** Task to carry out **
Omit all images. Write out the rest of the material exactly.

** Record excerpts **
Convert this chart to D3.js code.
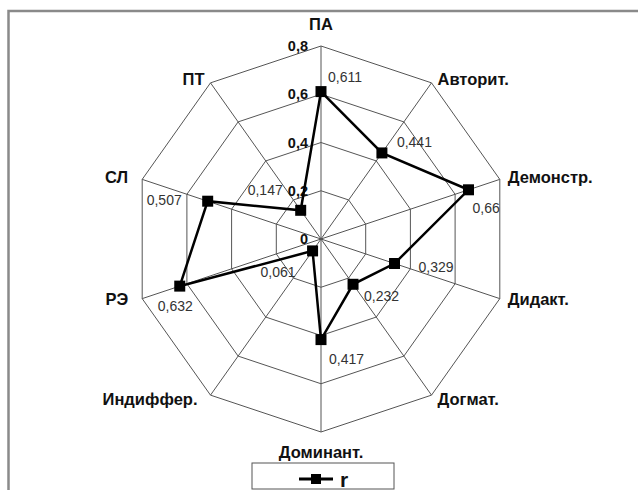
<!DOCTYPE html>
<html>
<head>
<meta charset="utf-8">
<script src="https://cdn.jsdelivr.net/npm/d3@7"></script>
<style>
  body { margin: 0; background: #fff; }
  svg { display: block; font-family: Arial, 'Liberation Sans', sans-serif; }
</style>
</head>
<body>
<div id="chart"></div>
<script>
// data
const categories = ['ПА', 'Авторит.', 'Демонстр.', 'Дидакт.', 'Догмат.',
  'Доминант.', 'Индиффер.', 'РЭ', 'СЛ', 'ПТ'];
const values = [0.611, 0.441, 0.66, 0.329, 0.232, 0.417, 0.061, 0.632, 0.507, 0.147];
const ticks = [0, 0.2, 0.4, 0.6, 0.8];
const seriesName = 'r';

// label placement (offset from point / outer vertex)
const valueLabelOffsets = [[7, -10], [15, -6], [4, 23], [24, 8], [11, 17],
  [8, 24], [-52, 26], [-22, 25], [-61, 4], [-53, -15]];
const catLabelOffsets = [[0, -16, 'middle'], [6, 2, 'start'], [8, 4, 'start'],
  [8, 6, 'start'], [6, 10, 'start'], [0, 26, 'middle'], [-13, 10, 'end'],
  [-14, 6, 'end'], [-14, 4, 'end'], [-6, 2, 'end']];

const width = 638;
const height = 490;
const cx = 321;
const cy = 239;

const ru = d3.formatLocale({ decimal: ',', thousands: ' ', grouping: [3], currency: ['', ''] });
const fmt = v => ru.format('')(v);

const rx = d3.scaleLinear().domain([0, 0.8]).range([0, 188]);
const ry = d3.scaleLinear().domain([0, 0.8]).range([0, 193]);
const angle = d3.scaleLinear().domain([0, categories.length]).range([0, 2 * Math.PI]);

const px = (v, i) => cx + rx(v) * Math.sin(angle(i));
const py = (v, i) => cy - ry(v) * Math.cos(angle(i));

const svg = d3.select('#chart')
  .append('svg')
  .attr('width', width)
  .attr('height', height);

// outer frame (top and left edges visible)
svg.append('path')
  .attr('d', `M8.5,${height} L8.5,11 L${width},11`)
  .attr('fill', 'none')
  .attr('stroke', '#8a8a8a')
  .attr('stroke-width', 2.5);

// grid rings
const grid = svg.append('g').attr('class', 'grid');
ticks.filter(t => t > 0).forEach(t => {
  grid.append('polygon')
    .attr('points', categories.map((c, i) => `${px(t, i)},${py(t, i)}`).join(' '))
    .attr('fill', 'none')
    .attr('stroke', '#555')
    .attr('stroke-width', 1);
});

// spokes
grid.selectAll('line')
  .data(categories)
  .join('line')
  .attr('x1', cx)
  .attr('y1', cy)
  .attr('x2', (d, i) => px(0.8, i))
  .attr('y2', (d, i) => py(0.8, i))
  .attr('stroke', '#555')
  .attr('stroke-width', 1);

// tick labels
svg.append('g')
  .selectAll('text')
  .data(ticks)
  .join('text')
  .attr('x', cx - 13)
  .attr('y', d => cy - ry(d) + 5)
  .attr('text-anchor', 'end')
  .attr('font-size', 14.5)
  .attr('font-weight', 'bold')
  .attr('fill', '#111')
  .text(d => fmt(d));

// category labels
svg.append('g')
  .selectAll('text')
  .data(categories)
  .join('text')
  .attr('x', (d, i) => px(0.8, i) + catLabelOffsets[i][0])
  .attr('y', (d, i) => py(0.8, i) + catLabelOffsets[i][1])
  .attr('text-anchor', (d, i) => catLabelOffsets[i][2])
  .attr('font-size', 16.5)
  .attr('font-weight', 'bold')
  .attr('fill', '#111')
  .text(d => d);

// series line
const line = d3.line()
  .x(d => px(d.v, d.i))
  .y(d => py(d.v, d.i))
  .curve(d3.curveLinearClosed);

const pts = values.map((v, i) => ({ v, i }));

svg.append('path')
  .datum(pts)
  .attr('d', line)
  .attr('fill', 'none')
  .attr('stroke', '#000')
  .attr('stroke-width', 2.5);

svg.append('g')
  .selectAll('path')
  .data(pts)
  .join('path')
  .attr('d', d3.symbol().type(d3.symbolSquare).size(121))
  .attr('transform', d => `translate(${px(d.v, d.i)},${py(d.v, d.i)})`)
  .attr('fill', '#000');

// value labels
svg.append('g')
  .selectAll('text')
  .data(pts)
  .join('text')
  .attr('x', d => px(d.v, d.i) + valueLabelOffsets[d.i][0])
  .attr('y', d => py(d.v, d.i) + valueLabelOffsets[d.i][1])
  .attr('font-size', 14)
  .attr('fill', '#333')
  .text(d => fmt(d.v));

// legend
const legend = svg.append('g').attr('transform', 'translate(252,463)');
legend.append('rect')
  .attr('width', 142)
  .attr('height', 26)
  .attr('fill', '#fff')
  .attr('stroke', '#555')
  .attr('stroke-width', 1);
legend.append('line')
  .attr('x1', 47).attr('x2', 81)
  .attr('y1', 16).attr('y2', 16)
  .attr('stroke', '#000')
  .attr('stroke-width', 3);
legend.append('path')
  .attr('d', d3.symbol().type(d3.symbolSquare).size(100))
  .attr('transform', 'translate(64,16)')
  .attr('fill', '#000');
legend.append('text')
  .attr('x', 88)
  .attr('y', 24)
  .attr('font-size', 21)
  .attr('font-weight', 'bold')
  .attr('fill', '#111')
  .text(seriesName);
</script>
</body>
</html>
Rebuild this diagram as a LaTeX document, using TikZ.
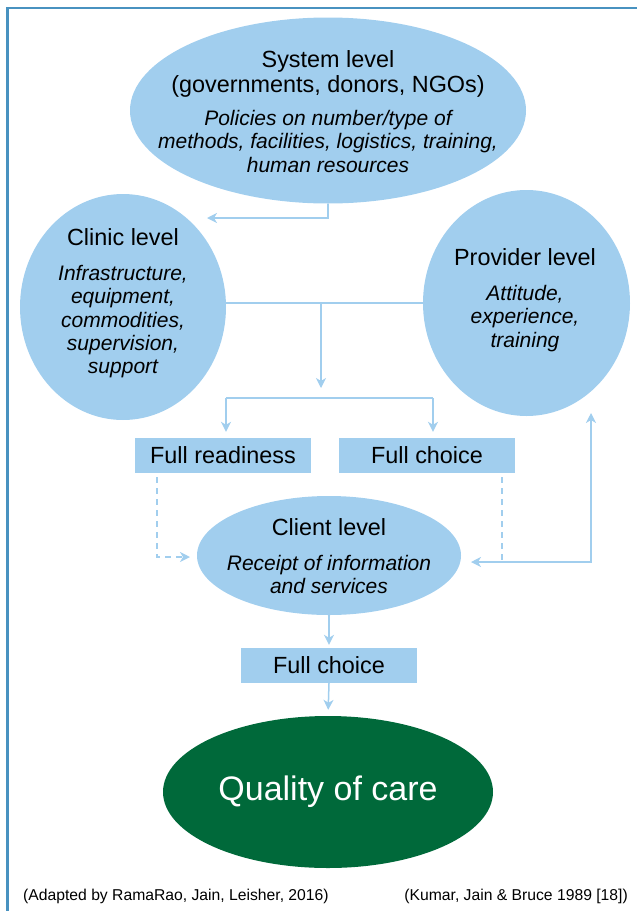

** Response **
Convert this chart to D3.js code.
<!DOCTYPE html>
<html>
<head>
<meta charset="utf-8">
<script src="https://cdn.jsdelivr.net/npm/d3@7"></script>
<style>
  body { margin: 0; background: #fff; }
  svg { display: block; font-family: Arial, 'Liberation Sans', sans-serif; }
</style>
</head>
<body>
<div id="chart"></div>
<script>
// data
const categories = ['ПА', 'Авторит.', 'Демонстр.', 'Дидакт.', 'Догмат.',
  'Доминант.', 'Индиффер.', 'РЭ', 'СЛ', 'ПТ'];
const values = [0.611, 0.441, 0.66, 0.329, 0.232, 0.417, 0.061, 0.632, 0.507, 0.147];
const ticks = [0, 0.2, 0.4, 0.6, 0.8];
const seriesName = 'r';

// label placement (offset from point / outer vertex)
const valueLabelOffsets = [[7, -10], [15, -6], [4, 23], [24, 8], [11, 17],
  [8, 24], [-52, 26], [-22, 25], [-61, 4], [-53, -15]];
const catLabelOffsets = [[0, -16, 'middle'], [6, 2, 'start'], [8, 4, 'start'],
  [8, 6, 'start'], [6, 10, 'start'], [0, 26, 'middle'], [-13, 10, 'end'],
  [-14, 6, 'end'], [-14, 4, 'end'], [-6, 2, 'end']];

const width = 638;
const height = 490;
const cx = 321;
const cy = 239;

const ru = d3.formatLocale({ decimal: ',', thousands: ' ', grouping: [3], currency: ['', ''] });
const fmt = v => ru.format('')(v);

const rx = d3.scaleLinear().domain([0, 0.8]).range([0, 188]);
const ry = d3.scaleLinear().domain([0, 0.8]).range([0, 193]);
const angle = d3.scaleLinear().domain([0, categories.length]).range([0, 2 * Math.PI]);

const px = (v, i) => cx + rx(v) * Math.sin(angle(i));
const py = (v, i) => cy - ry(v) * Math.cos(angle(i));

const svg = d3.select('#chart')
  .append('svg')
  .attr('width', width)
  .attr('height', height);

// outer frame (top and left edges visible)
svg.append('path')
  .attr('d', `M8.5,${height} L8.5,11 L${width},11`)
  .attr('fill', 'none')
  .attr('stroke', '#8a8a8a')
  .attr('stroke-width', 2.5);

// grid rings
const grid = svg.append('g').attr('class', 'grid');
ticks.filter(t => t > 0).forEach(t => {
  grid.append('polygon')
    .attr('points', categories.map((c, i) => `${px(t, i)},${py(t, i)}`).join(' '))
    .attr('fill', 'none')
    .attr('stroke', '#555')
    .attr('stroke-width', 1);
});

// spokes
grid.selectAll('line')
  .data(categories)
  .join('line')
  .attr('x1', cx)
  .attr('y1', cy)
  .attr('x2', (d, i) => px(0.8, i))
  .attr('y2', (d, i) => py(0.8, i))
  .attr('stroke', '#555')
  .attr('stroke-width', 1);

// tick labels
svg.append('g')
  .selectAll('text')
  .data(ticks)
  .join('text')
  .attr('x', cx - 13)
  .attr('y', d => cy - ry(d) + 5)
  .attr('text-anchor', 'end')
  .attr('font-size', 14.5)
  .attr('font-weight', 'bold')
  .attr('fill', '#111')
  .text(d => fmt(d));

// category labels
svg.append('g')
  .selectAll('text')
  .data(categories)
  .join('text')
  .attr('x', (d, i) => px(0.8, i) + catLabelOffsets[i][0])
  .attr('y', (d, i) => py(0.8, i) + catLabelOffsets[i][1])
  .attr('text-anchor', (d, i) => catLabelOffsets[i][2])
  .attr('font-size', 16.5)
  .attr('font-weight', 'bold')
  .attr('fill', '#111')
  .text(d => d);

// series line
const line = d3.line()
  .x(d => px(d.v, d.i))
  .y(d => py(d.v, d.i))
  .curve(d3.curveLinearClosed);

const pts = values.map((v, i) => ({ v, i }));

svg.append('path')
  .datum(pts)
  .attr('d', line)
  .attr('fill', 'none')
  .attr('stroke', '#000')
  .attr('stroke-width', 2.5);

svg.append('g')
  .selectAll('path')
  .data(pts)
  .join('path')
  .attr('d', d3.symbol().type(d3.symbolSquare).size(121))
  .attr('transform', d => `translate(${px(d.v, d.i)},${py(d.v, d.i)})`)
  .attr('fill', '#000');

// value labels
svg.append('g')
  .selectAll('text')
  .data(pts)
  .join('text')
  .attr('x', d => px(d.v, d.i) + valueLabelOffsets[d.i][0])
  .attr('y', d => py(d.v, d.i) + valueLabelOffsets[d.i][1])
  .attr('font-size', 14)
  .attr('fill', '#333')
  .text(d => fmt(d.v));

// legend
const legend = svg.append('g').attr('transform', 'translate(252,463)');
legend.append('rect')
  .attr('width', 142)
  .attr('height', 26)
  .attr('fill', '#fff')
  .attr('stroke', '#555')
  .attr('stroke-width', 1);
legend.append('line')
  .attr('x1', 47).attr('x2', 81)
  .attr('y1', 16).attr('y2', 16)
  .attr('stroke', '#000')
  .attr('stroke-width', 3);
legend.append('path')
  .attr('d', d3.symbol().type(d3.symbolSquare).size(100))
  .attr('transform', 'translate(64,16)')
  .attr('fill', '#000');
legend.append('text')
  .attr('x', 88)
  .attr('y', 24)
  .attr('font-size', 21)
  .attr('font-weight', 'bold')
  .attr('fill', '#111')
  .text(seriesName);
</script>
</body>
</html>
Rebuild this diagram as a LaTeX document, using TikZ.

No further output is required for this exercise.